Plus généralement, ces travaux, suggère Sylvie Hubac, doivent être l’occasion de « faire une programmation mieux construite entre différents lieux parisiens. Il faut concevoir des saisons, afin que les actions du secteur public culturel soient plus concertées. Ainsi éviterait-on les doublons ». Cette programmation se fonderait sur une collaboration plus étroite avec les grands musées parisiens. Reste à savoir ce qu’accepteront certains d’entre eux, jaloux d’une autonomie qui n’a cessé de s’accroître, au Louvre comme à Orsay, dans les dernières décennies. Redéfinir les relations entre eux et le Grand Palais, qui serait un « monument-monde » – autant dire le vaisseau amiral –, et introduire de la cohérence dans la programmation des expositions : le projet est aussi logique que périlleux.

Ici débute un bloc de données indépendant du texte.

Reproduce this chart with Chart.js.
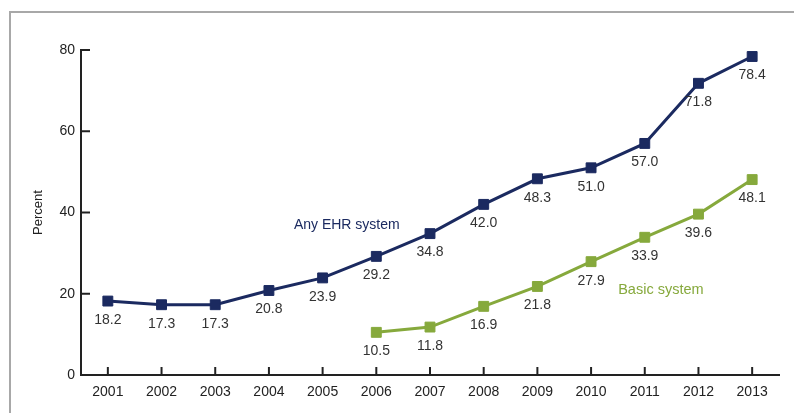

Sur le Web : www.grandpalais.fr

Le Grand Palais en quelques chiffres

ESPACES

Galeries nationales : aujourd’hui 3 092 m2 de ­surface d’exposition, après ­travaux 3 962 m2 en six ­galeries modulables (gain de 31 %).

Galeries événementielles (foires, manifestations sportives, etc.) : aujourd’hui 17 918 m2, dont 13 500 m2 pour la nef ; après travaux 22 254 m2, dont 17 255 m2 pour la nef et les balcons (gain de 24 %).

Concessions (restaurants, librairie-boutique, etc.) : aujourd’hui 550 m2, après travaux 1 057m2 ( gain de 92 %).

BUDGET

Budget total des travaux : 466 millions d’euros.

Subvention du ministère de la culture : 128 millions d’euros.

Subvention du grand plan d’investissement : 160 millions d’euros.

Emprunt RMNGP : 150 millions d’euros.

Mécénat Chanel : 25 millions d’euros.

Universcience : 3 millions d’euros.

Travaux du Grand Palais : Chanel investit 25 millions d’euros

Le groupe de luxe Chanel sera le mécène exclusif du projet de rénovation et d’aménagement du Grand Palais. « Nous allons consacrer 25 millions d’euros » à ce chantier de 466 millions, a indiqué au Monde Bruno Pavlovsky, président des activités mode de Chanel. Depuis 2005, les défilés du directeur artistique Karl Lagerfeld ont métamorphosé le Grand Palais en salle de théâtre dévastée, terminal d’aéroport, brasserie… « Les défilés auront lieu dans une structure temporaire le temps des travaux, avant de revenir au Grand Palais », a précisé M. Pavlovsky. Chanel finance aussi le Palais Galliera à (4,6 millions d’euros), et a lancé un ensemble immobilier porte d’Aubervilliers, pour abriter les équipes des métiers d’art.